The court held that “a lawsuit against a public entity that arises from its statements or actions is potentially subject to the anti-SLAPP statute” and that “the campaign activity/informational material dichotomy set forth in Stanson remains the appropriate standard for distinguishing the type of activities that presumptively may not be paid for by public funds, from those activities that presumptively may be financed from public funds.” However, the court concluded that, in the instant case, “the appellate court reached the correct result in upholding the trial court’s order granting defendants’ motion to strike.”
Justice Moreno agreed that the “express advocacy” standard was insufficient and that Defendants’ actions were not unlawful. However, in light of Proposition 13 passed by voters in 1978, he questioned whether the “concept of prohibited ‘campaign activity’ set forth in Stanson, and reaffirmed by the majority meets the current needs of governance.” Proposition 13 removed the power to raise local revenues from local legislatures to the electorate. “In this context, local and regional agencies sometimes have been specially charged with the task of sponsoring ballot propositions to raise revenue to fund various infrastructure improvements and services that are deemed necessary.” Hence, difficulties might arise from attempting to reconcile “the funding of an active informational campaign to promote or defend a lawfully government-sponsored ballot measure” with the majority’s “informational/campaign activity dichotomy.” Of course, as the majority and Stanson recognized, the legislature may expressly authorize “a public entity to expend public funds for campaign activities or materials” by clearly and unmistakably granting this permission.

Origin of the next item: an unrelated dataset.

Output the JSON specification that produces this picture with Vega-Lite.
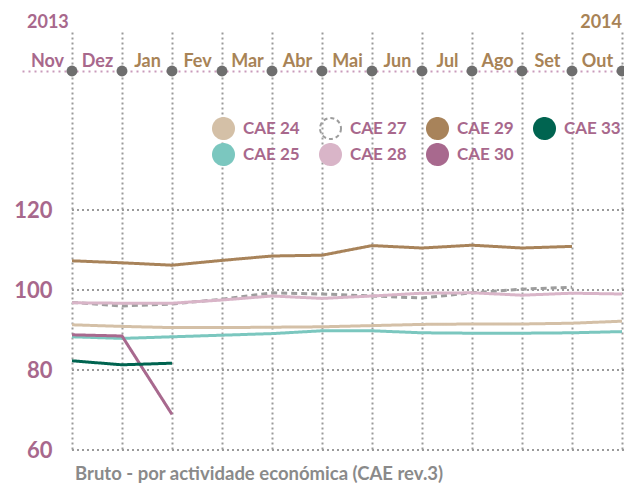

In Vargas, the California Supreme Court has finally expressly held that California’s anti-SLAPP statute applies to public entities and their officers or employees. Further, the court has reaffirmed the rule and standard enunciated in Stanson that public entities may not use public resources to support campaign activities but may use such funds to provide the public with impartial information. In rejecting the “express advocacy” standard, the court rejected the position that merely avoiding communications for or against a particular ballot measure would protect a public entity or its officers from lawsuits. Additionally, while Stanson provided clear examples of what types of activities constitute “advocacy” and what are “informational,” the instant case provides factors to which courts may look for guidance in cases involving activities which do not neatly fit into the campaign/informational dichotomy. These factors suggest that a public entity which avoids communications that are substantively campaign-like and does not involve procedurally irregular expenses or communications is likely to prevail in a subsequent prosecution. However, the Vargas court’s conclusion that the “government may not take sides” rule, expressed in Stanson, only applies where the public funds are used “to mount an election campaign” leaves open the possibility that the court is actually relaxing the standard articulated in Stanson. Future decisions may be required for clarity. Finally, whether the California Legislature may constitutionally authorize the use of public funds for campaigning remains unresolved.